Social psychologist Claude Steele talks identity, stereotypes and building trust
September 19, 2023
Category: Center for Studying Structures of Race
How can a community be successfully integrated, allowing members to contribute from the standpoint of their backgrounds and identities without feeling they are going to be discriminated against for those backgrounds and identities?
That question is at the heart of social psychologist Claude Steele’s research, which examines racial and gender gaps in academic performance, and it was the foundation of his lecture at Roanoke College on Monday night. Steele, a professor of psychology emeritus at Stanford University, is the author of “Whistling Vivaldi: How Stereotypes Affect Us and What We Can Do.” The book was selected last year for a community discussion at Roanoke College that was sponsored by the Center for Studying Structures of Race (CSSR). Prior to his lecture, Steele spent time talking with a group of students and answering their questions.
In Olin Theater on Monday, Steele said negative stereotypes exist for every identity group in America, so we are all susceptible to stereotype threat, or the fear of conforming to a negative stereotype about our identity group. For example, he said, at a school conference between Black parents and a white teacher, the parents may fear being seen as uninvested in their child’s development while the teacher may fear saying the wrong thing and coming across as racist.

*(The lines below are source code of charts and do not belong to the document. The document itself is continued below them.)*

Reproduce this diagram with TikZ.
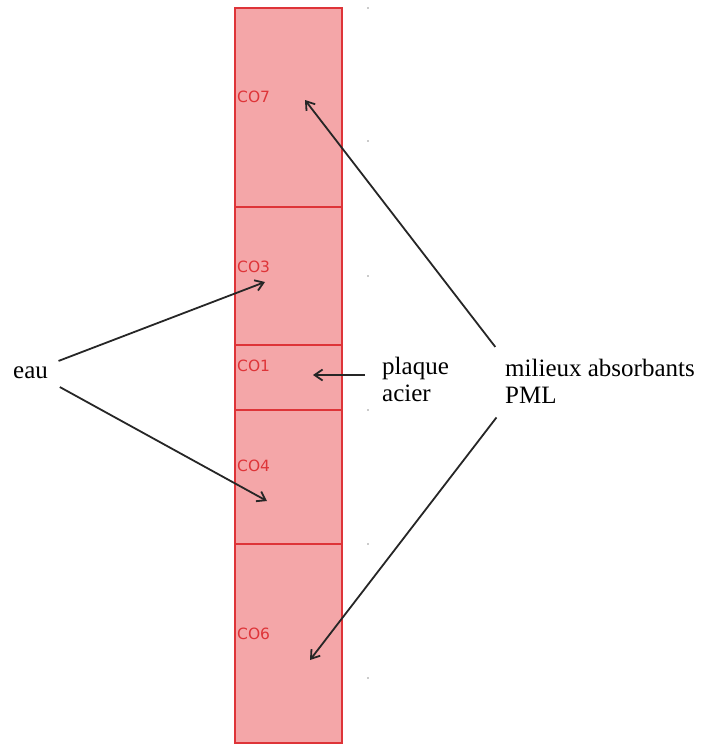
\documentclass[tikz,border=0pt]{standalone}
\usepackage{fontspec}
\setmainfont{Liberation Serif}
\newfontfamily\guifont{DejaVu Sans}
\usetikzlibrary{arrows.meta, positioning}
\definecolor{pmlpink}{RGB}{244, 166, 168}
\definecolor{pmlred}{RGB}{222, 52, 56}
\definecolor{gridgray}{RGB}{150, 150, 150}

\begin{document}
\begin{tikzpicture}[
  x=1pt, y=-1pt,
  layer/.style={rectangle, draw=pmlred, fill=pmlpink, line width=1.3pt, minimum width=107pt, inner sep=0pt, outer sep=0pt},
  lbl/.style={anchor=west, text=pmlred, font=\guifont\fontsize{15.5}{17}\selectfont, inner sep=0pt},
  txt/.style={align=left, font=\fontsize{25}{27}\selectfont, inner sep=3pt},
  arr/.style={-{Straight Barb[length=8pt, width=11pt]}, line width=1.8pt, draw=black!85}
]
  \useasboundingbox (0,0) rectangle (704,745);

  % the five layers of the column
  \node[layer, minimum height=199pt, anchor=north west] (co7) at (235,8) {};
  \node[layer, minimum height=138pt, below=0pt of co7] (co3) {};
  \node[layer, minimum height=65pt, below=0pt of co3] (co1) {};
  \node[layer, minimum height=134pt, below=0pt of co1] (co4) {};
  \node[layer, minimum height=199pt, below=0pt of co4] (co6) {};

  \node[lbl] (lco7) at (237,97) {CO7};
  \node[lbl] (lco3) at (237,267) {CO3};
  \node[lbl] (lco1) at (237,366) {CO1};
  \node[lbl] (lco4) at (237,466) {CO4};
  \node[lbl] (lco6) at (237,634) {CO6};

  % mesh points
  \foreach \yy in {8,141,276,410,544,678}
    \fill[gridgray] (368,\yy) circle (0.8pt);

  % labels
  \node[txt, anchor=west] (eau) at (10,373) {eau};
  \node[txt, anchor=west] (plaque) at (379,379) {plaque\\acier};
  \node[txt, anchor=west] (milieux) at (502,381) {milieux absorbants\\PML};

  \coordinate (tco3) at (265,282);
  \coordinate (tco4) at (267,501);
  \coordinate (tco1) at (313,375);
  \coordinate (tco7) at (305,100);
  \coordinate (tco6) at (310,660);

  \draw[arr, shorten <=8pt] (eau.north east) -- (tco3);
  \draw[arr, shorten <=10pt] (eau.south east) -- (tco4);
  \draw[arr, shorten <=14pt] ([yshift=4pt]plaque.west) -- (tco1);
  \draw[arr, shorten <=11pt] (milieux.north west) -- (tco7);
  \draw[arr, shorten <=14pt] ([xshift=3pt]milieux.south west) -- (tco6);

\end{tikzpicture}
\end{document}
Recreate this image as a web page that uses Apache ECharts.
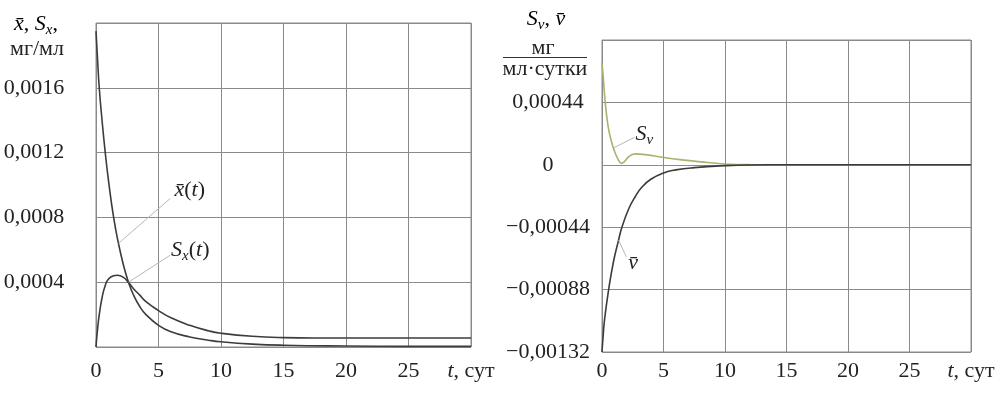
<!DOCTYPE html>
<html>
<head>
<meta charset="utf-8">
<script src="https://cdn.jsdelivr.net/npm/echarts@6/dist/echarts.min.js"></script>
<style>
  html, body { margin: 0; padding: 0; background: #fff; }
  #chart { width: 1000px; height: 393px; }
</style>
</head>
<body>
<div id="chart"></div>
<script>
// left panel: x̄(t) and Sx(t), мг/мл
const tMean = [0, 0.1, 0.26, 0.5, 0.74, 1, 1.41, 1.8, 2.2, 2.6, 3, 3.5, 4, 5, 6, 7.5, 9, 10, 12.5, 15, 20, 25, 30];
const xMean = [0.00195, 0.00181, 0.0016, 0.001386, 0.0012, 0.001027, 0.0008, 0.000638, 0.000505, 0.0004, 0.000321, 0.00025, 0.0002, 0.000134, 0.000094, 0.000062, 0.000042, 0.000032, 0.000018, 0.000011, 0.000006, 0.000004, 0.000004];
const tSx = [0, 0.1, 0.26, 0.5, 0.74, 1, 1.4, 1.7, 2.2, 2.6, 3, 3.5, 4, 5, 6, 7.5, 9, 10, 12.5, 15, 17.5, 20, 25, 30];
const sx = [0, 0.00009, 0.0002, 0.00031, 0.00038, 0.00042, 0.00044, 0.000443, 0.00043, 0.000398, 0.00036, 0.00032, 0.00028, 0.000225, 0.00018, 0.000134, 0.0001, 0.000085, 0.000066, 0.000058, 0.000056, 0.000056, 0.000056, 0.000056];

// right panel: Sv(t) and v̄(t), мг/(мл·сутки)
const tSv = [0, 0.1, 0.25, 0.5, 0.75, 1, 1.3, 1.57, 1.8, 2.2, 2.7, 3.5, 4.9, 6.5, 8.4, 10, 12, 15, 30];
const sv = [0.00072, 0.00062, 0.00045, 0.00027, 0.00017, 0.0001, 0.00004, 0.00001, 0.00002, 0.00006, 0.000077, 0.000072, 0.000053, 0.000035, 0.000018, 0.000006, 0.000001, 0, 0];
const tV = [0, 0.1, 0.21, 0.54, 0.94, 1.3, 1.62, 2.2, 2.7, 3.25, 4, 5, 6, 7.5, 10, 12, 15, 30];
const vMean = [-0.00132, -0.0012, -0.00109, -0.00088, -0.00068, -0.000548, -0.00044, -0.000305, -0.000225, -0.000157, -0.0001, -0.000058, -0.000036, -0.00002, -0.000006, -0.000001, 0, 0];

const FONT = "'Liberation Serif', 'Times New Roman', serif";
const TEXT = '#222';
const GRID_COLOR = '#8a8a8a';
const CURVE = '#3c3c3c';
const SV_COLOR = '#a9b26e';
const LEADER = '#b8b8b8';

const pairs = (t, v) => t.map((x, i) => [x, v[i]]);

const rich = {
  i: { fontFamily: FONT, fontStyle: 'italic', fontSize: 22, color: TEXT },
  r: { fontFamily: FONT, fontSize: 22, color: TEXT },
  sub: { fontFamily: FONT, fontStyle: 'italic', fontSize: 15, color: TEXT, padding: [12, 0, 0, 0] }
};

function xLabel (v) {
  return v === 30 ? '{i|t}, сут' : String(v);
}
function leftY (v) {
  if (v < 1e-9 || v > 0.00199) return '';
  return v.toFixed(4).replace('.', ',');
}
function rightY (v) {
  if (Math.abs(v) < 1e-9) return '0';
  if (v > 0.0008) return '';
  return v.toFixed(5).replace('.', ',').replace('-', '\u2212');
}

function xAxisOf (gridIndex, margin) {
  return {
    gridIndex, type: 'value', min: 0, max: 30, interval: 5,
    axisLine: { show: false, onZero: false },
    axisTick: { show: false },
    splitLine: { show: true, lineStyle: { color: GRID_COLOR, width: 1 } },
    axisLabel: {
      formatter: xLabel, margin, showMaxLabel: true, showMinLabel: true,
      fontFamily: FONT, fontSize: 22, color: TEXT, rich
    }
  };
}

function leader (from, to) {
  return {
    silent: true, symbol: ['none', 'none'], animation: false,
    label: { show: false },
    lineStyle: { color: LEADER, width: 1, type: 'solid' },
    data: [[{ coord: from }, { coord: to }]]
  };
}
function tag (at, text) {
  return {
    silent: true, symbol: 'circle', symbolSize: 0, animation: false,
    label: { show: true, position: 'inside', formatter: text, rich },
    data: [{ coord: at }]
  };
}

const option = {
  backgroundColor: '#fff',
  animation: false,
  grid: [
    { left: 96, top: 23, width: 375, height: 324, show: true, borderColor: GRID_COLOR, borderWidth: 1 },
    { left: 602, top: 40, width: 369, height: 312, show: true, borderColor: GRID_COLOR, borderWidth: 1 }
  ],
  xAxis: [xAxisOf(0, 13), xAxisOf(1, 8)],
  yAxis: [
    {
      gridIndex: 0, type: 'value', min: 0, max: 0.002, interval: 0.0004,
      axisLine: { show: false }, axisTick: { show: false },
      splitLine: { show: true, lineStyle: { color: GRID_COLOR, width: 1 } },
      axisLabel: { formatter: leftY, align: 'center', margin: 62, fontFamily: FONT, fontSize: 22, color: TEXT }
    },
    {
      gridIndex: 1, type: 'value', min: -0.00132, max: 0.00088, interval: 0.00044,
      axisLine: { show: false }, axisTick: { show: false },
      splitLine: { show: true, lineStyle: { color: GRID_COLOR, width: 1 } },
      axisLabel: { formatter: rightY, align: 'center', margin: 54, fontFamily: FONT, fontSize: 22, color: TEXT }
    }
  ],
  series: [
    {
      name: 'x̄(t)', type: 'line', xAxisIndex: 0, yAxisIndex: 0,
      data: pairs(tMean, xMean), showSymbol: false, smooth: 0.5,
      lineStyle: { color: CURVE, width: 1.6 },
      markLine: leader([1.8, 0.00064], [5.94, 0.000917]),
      markPoint: tag([7.5, 0.00097], '{i|x\u0304}{r|(}{i|t}{r|)}')
    },
    {
      name: 'Sx(t)', type: 'line', xAxisIndex: 0, yAxisIndex: 0,
      data: pairs(tSx, sx), showSymbol: false, smooth: 0.5,
      lineStyle: { color: CURVE, width: 1.6 },
      markLine: leader([2.6, 0.0004], [5.94, 0.000567]),
      markPoint: tag([7.54, 0.0006], '{i|S}{sub|x}{r|(}{i|t}{r|)}')
    },
    {
      name: 'Sv', type: 'line', xAxisIndex: 1, yAxisIndex: 1,
      data: pairs(tSv, sv), showSymbol: false, smooth: 0.4,
      lineStyle: { color: SV_COLOR, width: 1.6 },
      markLine: leader([0.94, 0.000119], [2.65, 0.000194]),
      markPoint: tag([3.44, 0.000219], '{i|S}{sub|v}')
    },
    {
      name: 'v̄', type: 'line', xAxisIndex: 1, yAxisIndex: 1,
      data: pairs(tV, vMean), showSymbol: false, smooth: 0.5,
      lineStyle: { color: CURVE, width: 1.6 },
      markLine: leader([1.35, -0.000531], [1.97, -0.000649]),
      markPoint: tag([2.54, -0.000693], '{i|v\u0304}')
    }
  ],
  graphic: [
    // left axis title
    { type: 'text', x: 36, y: 24, style: { text: '{i|x\u0304}{r|, }{i|S}{sub|x}{r|,}', rich, align: 'center', verticalAlign: 'middle' } },
    { type: 'text', x: 37, y: 49, style: { text: 'мг/мл', fontFamily: FONT, fontSize: 22, fill: TEXT, align: 'center', verticalAlign: 'middle' } },
    // right axis title
    { type: 'text', x: 546, y: 19, style: { text: '{i|S}{sub|v}{r|, }{i|v\u0304}', rich, align: 'center', verticalAlign: 'middle' } },
    { type: 'text', x: 543, y: 48, style: { text: 'мг', fontFamily: FONT, fontSize: 22, fill: TEXT, align: 'center', verticalAlign: 'middle' } },
    { type: 'line', shape: { x1: 503, y1: 57.5, x2: 587, y2: 57.5 }, style: { stroke: '#333', lineWidth: 1 } },
    { type: 'text', x: 545, y: 69, style: { text: 'мл·сутки', fontFamily: FONT, fontSize: 22, fill: TEXT, align: 'center', verticalAlign: 'middle' } }
  ]
};

const chart = echarts.init(document.getElementById('chart'));
chart.setOption(option);
</script>
</body>
</html>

This kind of pressure makes it difficult for people to live up to their full potential and have honest, genuine interactions with members of other identity groups, Steele said, because it is difficult for a person to forget how their identity group has historically been seen – and to avoid interpreting a situation or interaction through that lens. “I would argue… that is the central challenge about diversity: It’s a matter of trust,” he said. “How do we trust each other, relax with each other and have an easy exchange with each other?”
Through a set of experiments that measured the impact of stereotypes on student behavior, Steele and his colleagues discovered that the antidote to stereotype threat is surprisingly simple: When the threat is addressed head-on and people’s values and abilities are acknowledged, the toxic ambiguity is removed and people often find the confidence and cultural capital to perform at the top of their abilities.
Steele’s talk, which was sponsored by the CSSR, the Office of the President and the Fowler Public Affairs Lecture Series, is part of a yearlong conversation at Roanoke about building community, which is the theme of President Frank Shushok Jr.’s upcoming inauguration. Steele said he’s long been fascinated by “beloved communities” such as those that gave rise to the American Civil Rights Movement, and he has studied some of those communities, including one large, integrated church congregation in Little Rock, Arkansas.
A common denominator in these communities, he said, is that they are places where “a fundamental tenet of being a decent human being is being open to difference, having an openness to trust, and being interested in difference and what it can teach you."
“Diversity is one of the great strengths that America has,” Steele said. “This is part of the secret sauce that we can draw from for so many different perspectives and experiences in the world.”